Healthcare providers, governments, financial institutions, customer support teams, and educational platforms all face the same challenge:
How do you communicate effectively with people who speak different languages?
The answer increasingly involves AI systems capable of understanding and translating language at scale.
Contact us to know more.
Translation Is Still One of AI’s Hardest Problems
The ability to support 2,970 language pairs sounds impressive.
The reality is that every additional language introduces new challenges involving data, accuracy, context, and evaluation.
Translation is not simply about replacing words.
It is about preserving meaning.
As AI expands into more regions and languages, the most important breakthroughs may not happen in widely spoken languages. They may happen in the languages that technology has historically ignored.
The future of AI translation will belong to systems that can bridge those gaps and make digital communication accessible to everyone.
Frequently Asked Questions
What is a language pair in machine translation?
A language pair refers to a translation direction between two languages.
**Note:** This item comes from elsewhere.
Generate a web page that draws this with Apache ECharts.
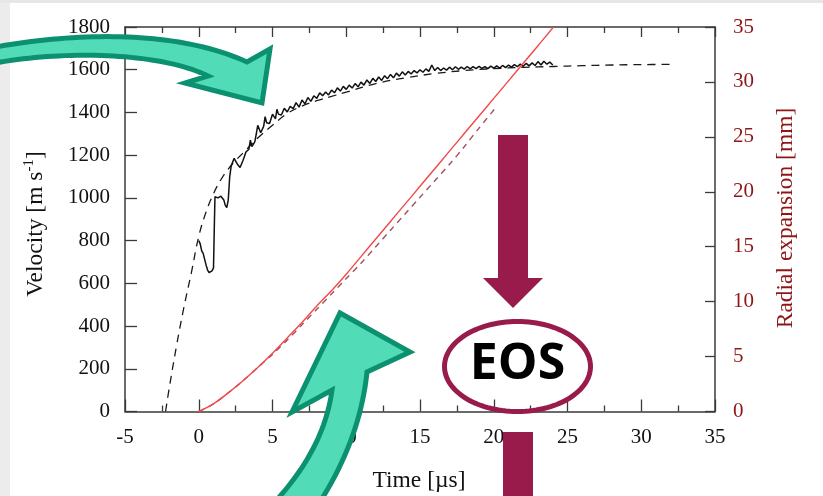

For example, English-to-Hindi and Hindi-to-English are considered separate language pairs.
Why are low-resource languages difficult for AI translation?
Low-resource languages often have limited training data, fewer benchmarks, and less digital content available for model training.
What is multilingual AI translation?
Multilingual AI translation refers to systems capable of translating between many languages using a shared machine learning model rather than separate models for each language pair.
What is speech-to-speech translation?
Speech-to-speech translation converts spoken language into another spoken language using speech recognition, translation, and text-to-speech technologies.
Why is multilingual translation important?
Multilingual translation improves accessibility, expands digital inclusion, and helps businesses serve users across diverse linguistic regions.